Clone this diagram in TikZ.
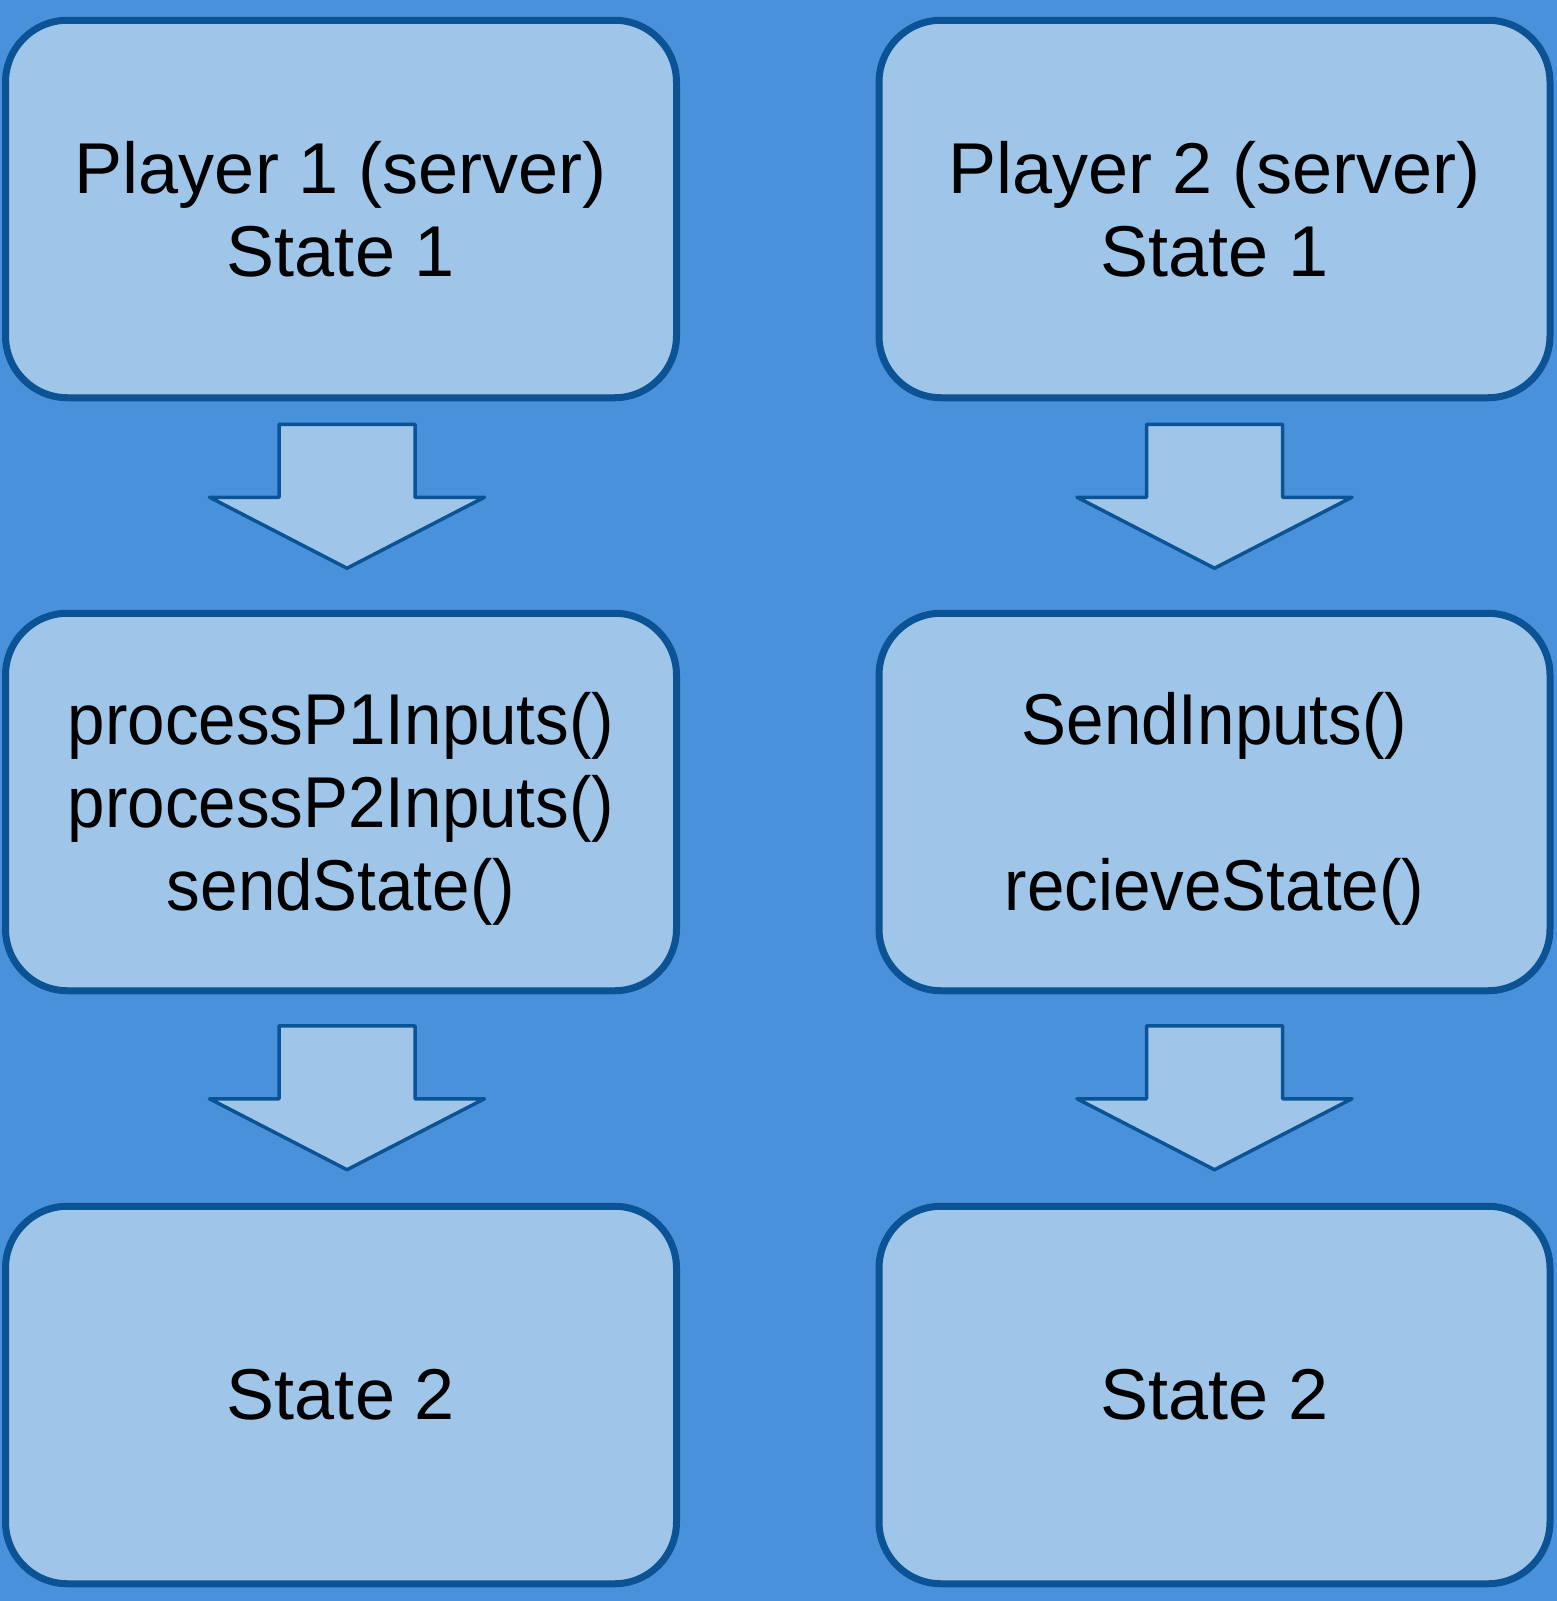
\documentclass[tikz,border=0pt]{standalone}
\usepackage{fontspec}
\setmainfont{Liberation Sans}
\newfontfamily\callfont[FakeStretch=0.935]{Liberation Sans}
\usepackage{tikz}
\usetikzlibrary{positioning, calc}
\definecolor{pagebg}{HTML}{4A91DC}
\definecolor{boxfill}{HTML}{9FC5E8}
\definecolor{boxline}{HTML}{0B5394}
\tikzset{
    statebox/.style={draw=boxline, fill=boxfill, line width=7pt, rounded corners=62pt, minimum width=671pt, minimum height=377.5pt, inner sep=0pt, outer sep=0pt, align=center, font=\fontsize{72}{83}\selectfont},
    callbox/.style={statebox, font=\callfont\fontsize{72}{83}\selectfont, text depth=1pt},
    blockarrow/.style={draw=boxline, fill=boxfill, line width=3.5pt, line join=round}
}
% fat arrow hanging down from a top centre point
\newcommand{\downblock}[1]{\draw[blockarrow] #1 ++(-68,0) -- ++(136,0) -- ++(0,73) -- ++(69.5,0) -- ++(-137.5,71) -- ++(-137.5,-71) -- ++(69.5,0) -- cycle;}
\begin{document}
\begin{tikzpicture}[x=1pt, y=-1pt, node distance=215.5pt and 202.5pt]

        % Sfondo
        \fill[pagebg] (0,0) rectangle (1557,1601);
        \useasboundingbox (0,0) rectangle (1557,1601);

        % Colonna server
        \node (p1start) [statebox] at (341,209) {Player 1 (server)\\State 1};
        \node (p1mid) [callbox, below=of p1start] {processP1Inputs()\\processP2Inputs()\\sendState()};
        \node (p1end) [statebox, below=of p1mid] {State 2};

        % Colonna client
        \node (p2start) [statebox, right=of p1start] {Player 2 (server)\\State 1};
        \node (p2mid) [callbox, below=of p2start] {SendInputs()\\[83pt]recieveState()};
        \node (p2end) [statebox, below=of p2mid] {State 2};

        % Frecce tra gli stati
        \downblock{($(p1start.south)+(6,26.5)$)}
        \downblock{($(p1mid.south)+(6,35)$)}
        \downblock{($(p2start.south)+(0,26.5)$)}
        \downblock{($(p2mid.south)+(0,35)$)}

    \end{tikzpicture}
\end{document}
########################################
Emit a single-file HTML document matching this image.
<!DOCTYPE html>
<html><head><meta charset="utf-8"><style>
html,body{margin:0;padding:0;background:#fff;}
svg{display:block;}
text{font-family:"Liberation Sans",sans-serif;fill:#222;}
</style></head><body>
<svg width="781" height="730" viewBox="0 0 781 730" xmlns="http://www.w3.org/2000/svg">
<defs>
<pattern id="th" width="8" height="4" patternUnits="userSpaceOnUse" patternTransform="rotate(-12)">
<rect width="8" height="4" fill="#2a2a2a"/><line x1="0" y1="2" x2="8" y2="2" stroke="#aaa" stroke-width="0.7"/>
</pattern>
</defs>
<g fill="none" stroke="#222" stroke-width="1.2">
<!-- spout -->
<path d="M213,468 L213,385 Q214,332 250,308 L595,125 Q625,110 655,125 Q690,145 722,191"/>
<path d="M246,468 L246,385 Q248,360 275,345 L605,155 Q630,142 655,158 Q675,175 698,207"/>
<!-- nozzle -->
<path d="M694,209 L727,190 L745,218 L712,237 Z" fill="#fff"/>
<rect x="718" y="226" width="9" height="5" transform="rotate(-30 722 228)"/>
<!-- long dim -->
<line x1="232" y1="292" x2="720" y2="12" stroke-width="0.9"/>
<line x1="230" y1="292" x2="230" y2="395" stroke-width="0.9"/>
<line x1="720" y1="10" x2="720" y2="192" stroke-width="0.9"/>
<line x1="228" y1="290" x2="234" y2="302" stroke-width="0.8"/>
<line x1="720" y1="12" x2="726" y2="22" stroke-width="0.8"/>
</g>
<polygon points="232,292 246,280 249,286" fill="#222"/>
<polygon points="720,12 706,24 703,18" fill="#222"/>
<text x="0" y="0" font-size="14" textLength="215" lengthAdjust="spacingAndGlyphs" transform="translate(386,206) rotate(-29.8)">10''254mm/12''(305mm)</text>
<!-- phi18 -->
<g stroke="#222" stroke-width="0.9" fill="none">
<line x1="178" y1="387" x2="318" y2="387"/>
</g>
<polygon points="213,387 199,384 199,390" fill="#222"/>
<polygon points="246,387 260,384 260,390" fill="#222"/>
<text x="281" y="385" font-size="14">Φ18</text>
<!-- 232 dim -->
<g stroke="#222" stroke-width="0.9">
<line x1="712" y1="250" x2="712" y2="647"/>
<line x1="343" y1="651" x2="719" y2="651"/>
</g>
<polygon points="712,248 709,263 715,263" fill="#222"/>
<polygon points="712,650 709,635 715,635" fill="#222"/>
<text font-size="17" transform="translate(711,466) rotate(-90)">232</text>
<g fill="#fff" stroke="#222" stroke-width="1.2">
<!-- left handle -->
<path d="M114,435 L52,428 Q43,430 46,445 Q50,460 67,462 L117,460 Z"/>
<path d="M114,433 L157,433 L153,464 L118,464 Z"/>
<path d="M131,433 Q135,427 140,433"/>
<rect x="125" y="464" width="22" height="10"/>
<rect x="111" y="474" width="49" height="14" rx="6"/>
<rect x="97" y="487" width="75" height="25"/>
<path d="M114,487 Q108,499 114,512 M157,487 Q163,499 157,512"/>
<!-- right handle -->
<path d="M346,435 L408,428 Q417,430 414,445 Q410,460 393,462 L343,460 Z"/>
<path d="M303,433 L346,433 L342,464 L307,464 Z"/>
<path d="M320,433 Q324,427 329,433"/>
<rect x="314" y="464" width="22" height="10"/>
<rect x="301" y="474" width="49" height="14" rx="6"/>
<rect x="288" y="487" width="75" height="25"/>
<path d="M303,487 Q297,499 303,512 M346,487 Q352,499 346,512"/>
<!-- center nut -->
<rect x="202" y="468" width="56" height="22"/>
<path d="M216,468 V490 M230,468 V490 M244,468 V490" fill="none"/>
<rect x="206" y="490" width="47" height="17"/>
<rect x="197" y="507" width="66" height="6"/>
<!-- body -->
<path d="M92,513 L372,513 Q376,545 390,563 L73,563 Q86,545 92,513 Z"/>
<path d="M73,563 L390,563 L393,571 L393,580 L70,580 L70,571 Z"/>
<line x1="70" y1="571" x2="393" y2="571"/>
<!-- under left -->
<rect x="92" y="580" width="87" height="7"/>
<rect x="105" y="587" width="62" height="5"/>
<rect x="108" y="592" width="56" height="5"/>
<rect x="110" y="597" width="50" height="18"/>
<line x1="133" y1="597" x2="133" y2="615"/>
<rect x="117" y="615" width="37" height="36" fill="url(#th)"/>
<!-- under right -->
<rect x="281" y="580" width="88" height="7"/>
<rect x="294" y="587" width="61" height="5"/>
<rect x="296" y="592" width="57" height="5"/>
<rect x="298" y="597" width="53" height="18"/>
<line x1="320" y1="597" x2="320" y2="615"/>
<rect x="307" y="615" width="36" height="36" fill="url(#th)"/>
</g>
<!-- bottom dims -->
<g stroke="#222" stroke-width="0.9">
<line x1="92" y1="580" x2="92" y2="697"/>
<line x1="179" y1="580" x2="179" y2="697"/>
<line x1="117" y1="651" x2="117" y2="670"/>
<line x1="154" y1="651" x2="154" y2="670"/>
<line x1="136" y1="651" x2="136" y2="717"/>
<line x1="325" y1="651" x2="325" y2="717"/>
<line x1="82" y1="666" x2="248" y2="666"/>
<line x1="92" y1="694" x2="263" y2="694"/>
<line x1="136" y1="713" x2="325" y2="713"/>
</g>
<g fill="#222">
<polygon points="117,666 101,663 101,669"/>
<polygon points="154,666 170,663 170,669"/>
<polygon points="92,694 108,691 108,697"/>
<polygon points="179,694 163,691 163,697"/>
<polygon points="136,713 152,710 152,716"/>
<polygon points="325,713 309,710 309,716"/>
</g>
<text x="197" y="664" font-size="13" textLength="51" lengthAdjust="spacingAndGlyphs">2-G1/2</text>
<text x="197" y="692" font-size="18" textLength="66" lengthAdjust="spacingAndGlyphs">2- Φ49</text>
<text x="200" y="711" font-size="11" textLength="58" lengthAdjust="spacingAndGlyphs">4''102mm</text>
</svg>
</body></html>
########################################
#### [Stated problem]
Pictures stay out: repeat exactly only the lines from the one with "Clone this diagram in TikZ." through the one with "(p1end) [statebox, below=of".

#### [Finished answer]
Clone this diagram in TikZ.
\documentclass[tikz,border=0pt]{standalone}
\usepackage{fontspec}
\setmainfont{Liberation Sans}
\newfontfamily\callfont[FakeStretch=0.935]{Liberation Sans}
\usepackage{tikz}
\usetikzlibrary{positioning, calc}
\definecolor{pagebg}{HTML}{4A91DC}
\definecolor{boxfill}{HTML}{9FC5E8}
\definecolor{boxline}{HTML}{0B5394}
\tikzset{
    statebox/.style={draw=boxline, fill=boxfill, line width=7pt, rounded corners=62pt, minimum width=671pt, minimum height=377.5pt, inner sep=0pt, outer sep=0pt, align=center, font=\fontsize{72}{83}\selectfont},
    callbox/.style={statebox, font=\callfont\fontsize{72}{83}\selectfont, text depth=1pt},
    blockarrow/.style={draw=boxline, fill=boxfill, line width=3.5pt, line join=round}
}
% fat arrow hanging down from a top centre point
\newcommand{\downblock}[1]{\draw[blockarrow] #1 ++(-68,0) -- ++(136,0) -- ++(0,73) -- ++(69.5,0) -- ++(-137.5,71) -- ++(-137.5,-71) -- ++(69.5,0) -- cycle;}
\begin{document}
\begin{tikzpicture}[x=1pt, y=-1pt, node distance=215.5pt and 202.5pt]

        % Sfondo
        \fill[pagebg] (0,0) rectangle (1557,1601);
        \useasboundingbox (0,0) rectangle (1557,1601);

        % Colonna server
        \node (p1start) [statebox] at (341,209) {Player 1 (server)\\State 1};
        \node (p1mid) [callbox, below=of p1start] {processP1Inputs()\\processP2Inputs()\\sendState()};
        \node (p1end) [statebox, below=of p1mid] {State 2};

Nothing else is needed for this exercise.